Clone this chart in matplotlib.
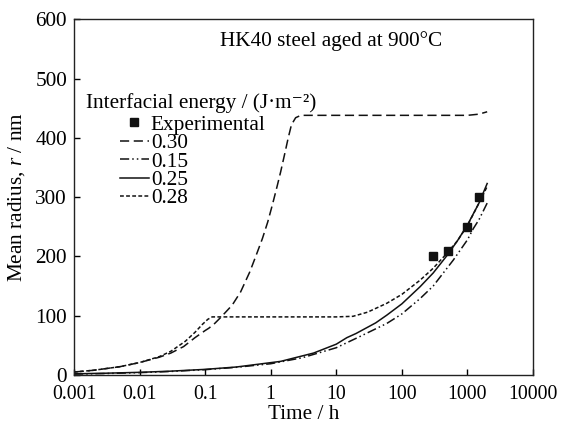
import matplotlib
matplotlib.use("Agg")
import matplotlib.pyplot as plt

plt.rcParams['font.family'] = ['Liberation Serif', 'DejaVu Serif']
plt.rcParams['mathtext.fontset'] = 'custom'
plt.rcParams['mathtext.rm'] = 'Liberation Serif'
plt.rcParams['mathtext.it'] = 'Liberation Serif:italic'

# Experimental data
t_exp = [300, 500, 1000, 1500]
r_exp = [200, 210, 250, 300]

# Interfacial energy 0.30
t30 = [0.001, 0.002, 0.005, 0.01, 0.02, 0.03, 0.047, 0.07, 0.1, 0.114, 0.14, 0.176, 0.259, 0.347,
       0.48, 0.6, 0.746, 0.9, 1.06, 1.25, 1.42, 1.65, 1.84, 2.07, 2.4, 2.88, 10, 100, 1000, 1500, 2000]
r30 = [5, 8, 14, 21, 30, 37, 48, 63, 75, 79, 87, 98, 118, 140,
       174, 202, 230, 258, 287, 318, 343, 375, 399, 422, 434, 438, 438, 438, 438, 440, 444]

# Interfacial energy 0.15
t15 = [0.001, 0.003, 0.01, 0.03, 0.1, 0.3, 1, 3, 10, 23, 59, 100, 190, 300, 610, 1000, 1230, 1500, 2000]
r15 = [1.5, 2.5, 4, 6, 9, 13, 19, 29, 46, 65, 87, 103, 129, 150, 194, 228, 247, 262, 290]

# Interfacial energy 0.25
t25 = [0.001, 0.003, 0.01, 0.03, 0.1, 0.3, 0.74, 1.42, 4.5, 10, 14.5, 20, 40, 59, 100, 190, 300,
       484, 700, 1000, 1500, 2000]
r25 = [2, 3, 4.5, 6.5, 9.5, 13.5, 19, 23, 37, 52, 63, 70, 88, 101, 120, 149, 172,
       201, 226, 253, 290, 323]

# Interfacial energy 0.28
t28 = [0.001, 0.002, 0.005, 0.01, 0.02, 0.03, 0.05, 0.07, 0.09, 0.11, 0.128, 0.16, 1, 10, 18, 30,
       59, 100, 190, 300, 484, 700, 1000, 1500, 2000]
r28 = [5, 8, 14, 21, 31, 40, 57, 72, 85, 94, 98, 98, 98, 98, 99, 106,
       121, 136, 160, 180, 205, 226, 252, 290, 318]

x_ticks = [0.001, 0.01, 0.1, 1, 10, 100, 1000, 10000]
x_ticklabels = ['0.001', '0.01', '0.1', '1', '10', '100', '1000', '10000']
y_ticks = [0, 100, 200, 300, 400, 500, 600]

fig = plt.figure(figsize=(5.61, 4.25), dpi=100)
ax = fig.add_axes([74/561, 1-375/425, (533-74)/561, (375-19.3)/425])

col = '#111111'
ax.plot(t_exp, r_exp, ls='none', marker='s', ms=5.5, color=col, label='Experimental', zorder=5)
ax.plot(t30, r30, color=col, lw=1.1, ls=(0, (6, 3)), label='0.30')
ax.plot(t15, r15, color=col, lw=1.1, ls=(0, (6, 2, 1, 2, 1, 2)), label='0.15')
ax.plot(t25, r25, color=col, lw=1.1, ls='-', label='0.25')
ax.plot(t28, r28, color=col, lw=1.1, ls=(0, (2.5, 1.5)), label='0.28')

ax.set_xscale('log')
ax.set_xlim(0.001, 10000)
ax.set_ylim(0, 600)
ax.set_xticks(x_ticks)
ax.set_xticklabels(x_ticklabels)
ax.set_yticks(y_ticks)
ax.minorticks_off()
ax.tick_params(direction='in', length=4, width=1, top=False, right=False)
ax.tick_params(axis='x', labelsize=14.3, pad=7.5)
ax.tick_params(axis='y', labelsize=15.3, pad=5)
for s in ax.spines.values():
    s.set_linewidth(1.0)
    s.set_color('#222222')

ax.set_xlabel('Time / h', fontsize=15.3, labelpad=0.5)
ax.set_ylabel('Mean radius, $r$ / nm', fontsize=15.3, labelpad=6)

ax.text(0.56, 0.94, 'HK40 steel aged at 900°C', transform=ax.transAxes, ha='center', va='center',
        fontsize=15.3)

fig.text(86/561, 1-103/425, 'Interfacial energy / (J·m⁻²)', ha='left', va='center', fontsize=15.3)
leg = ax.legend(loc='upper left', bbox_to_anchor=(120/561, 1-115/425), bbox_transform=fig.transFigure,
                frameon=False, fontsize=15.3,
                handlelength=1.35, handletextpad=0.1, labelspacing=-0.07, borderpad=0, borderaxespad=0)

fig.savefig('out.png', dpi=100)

• _PROMPT_: Reproduce the full listing above verbatim, with no pictures included.

• _THE ANSWER_:
Clone this chart in matplotlib.
import matplotlib
matplotlib.use("Agg")
import matplotlib.pyplot as plt

plt.rcParams['font.family'] = ['Liberation Serif', 'DejaVu Serif']
plt.rcParams['mathtext.fontset'] = 'custom'
plt.rcParams['mathtext.rm'] = 'Liberation Serif'
plt.rcParams['mathtext.it'] = 'Liberation Serif:italic'

# Experimental data
t_exp = [300, 500, 1000, 1500]
r_exp = [200, 210, 250, 300]

# Interfacial energy 0.30
t30 = [0.001, 0.002, 0.005, 0.01, 0.02, 0.03, 0.047, 0.07, 0.1, 0.114, 0.14, 0.176, 0.259, 0.347,
       0.48, 0.6, 0.746, 0.9, 1.06, 1.25, 1.42, 1.65, 1.84, 2.07, 2.4, 2.88, 10, 100, 1000, 1500, 2000]
r30 = [5, 8, 14, 21, 30, 37, 48, 63, 75, 79, 87, 98, 118, 140,
       174, 202, 230, 258, 287, 318, 343, 375, 399, 422, 434, 438, 438, 438, 438, 440, 444]

# Interfacial energy 0.15
t15 = [0.001, 0.003, 0.01, 0.03, 0.1, 0.3, 1, 3, 10, 23, 59, 100, 190, 300, 610, 1000, 1230, 1500, 2000]
r15 = [1.5, 2.5, 4, 6, 9, 13, 19, 29, 46, 65, 87, 103, 129, 150, 194, 228, 247, 262, 290]

# Interfacial energy 0.25
t25 = [0.001, 0.003, 0.01, 0.03, 0.1, 0.3, 0.74, 1.42, 4.5, 10, 14.5, 20, 40, 59, 100, 190, 300,
       484, 700, 1000, 1500, 2000]
r25 = [2, 3, 4.5, 6.5, 9.5, 13.5, 19, 23, 37, 52, 63, 70, 88, 101, 120, 149, 172,
       201, 226, 253, 290, 323]

# Interfacial energy 0.28
t28 = [0.001, 0.002, 0.005, 0.01, 0.02, 0.03, 0.05, 0.07, 0.09, 0.11, 0.128, 0.16, 1, 10, 18, 30,
       59, 100, 190, 300, 484, 700, 1000, 1500, 2000]
r28 = [5, 8, 14, 21, 31, 40, 57, 72, 85, 94, 98, 98, 98, 98, 99, 106,
       121, 136, 160, 180, 205, 226, 252, 290, 318]

x_ticks = [0.001, 0.01, 0.1, 1, 10, 100, 1000, 10000]
x_ticklabels = ['0.001', '0.01', '0.1', '1', '10', '100', '1000', '10000']
y_ticks = [0, 100, 200, 300, 400, 500, 600]

fig = plt.figure(figsize=(5.61, 4.25), dpi=100)
ax = fig.add_axes([74/561, 1-375/425, (533-74)/561, (375-19.3)/425])

col = '#111111'
ax.plot(t_exp, r_exp, ls='none', marker='s', ms=5.5, color=col, label='Experimental', zorder=5)
ax.plot(t30, r30, color=col, lw=1.1, ls=(0, (6, 3)), label='0.30')
ax.plot(t15, r15, color=col, lw=1.1, ls=(0, (6, 2, 1, 2, 1, 2)), label='0.15')
ax.plot(t25, r25, color=col, lw=1.1, ls='-', label='0.25')
ax.plot(t28, r28, color=col, lw=1.1, ls=(0, (2.5, 1.5)), label='0.28')

ax.set_xscale('log')
ax.set_xlim(0.001, 10000)
ax.set_ylim(0, 600)
ax.set_xticks(x_ticks)
ax.set_xticklabels(x_ticklabels)
ax.set_yticks(y_ticks)
ax.minorticks_off()
ax.tick_params(direction='in', length=4, width=1, top=False, right=False)
ax.tick_params(axis='x', labelsize=14.3, pad=7.5)
ax.tick_params(axis='y', labelsize=15.3, pad=5)
for s in ax.spines.values():
    s.set_linewidth(1.0)
    s.set_color('#222222')

ax.set_xlabel('Time / h', fontsize=15.3, labelpad=0.5)
ax.set_ylabel('Mean radius, $r$ / nm', fontsize=15.3, labelpad=6)

ax.text(0.56, 0.94, 'HK40 steel aged at 900°C', transform=ax.transAxes, ha='center', va='center',
        fontsize=15.3)

fig.text(86/561, 1-103/425, 'Interfacial energy / (J·m⁻²)', ha='left', va='center', fontsize=15.3)
leg = ax.legend(loc='upper left', bbox_to_anchor=(120/561, 1-115/425), bbox_transform=fig.transFigure,
                frameon=False, fontsize=15.3,
                handlelength=1.35, handletextpad=0.1, labelspacing=-0.07, borderpad=0, borderaxespad=0)

fig.savefig('out.png', dpi=100)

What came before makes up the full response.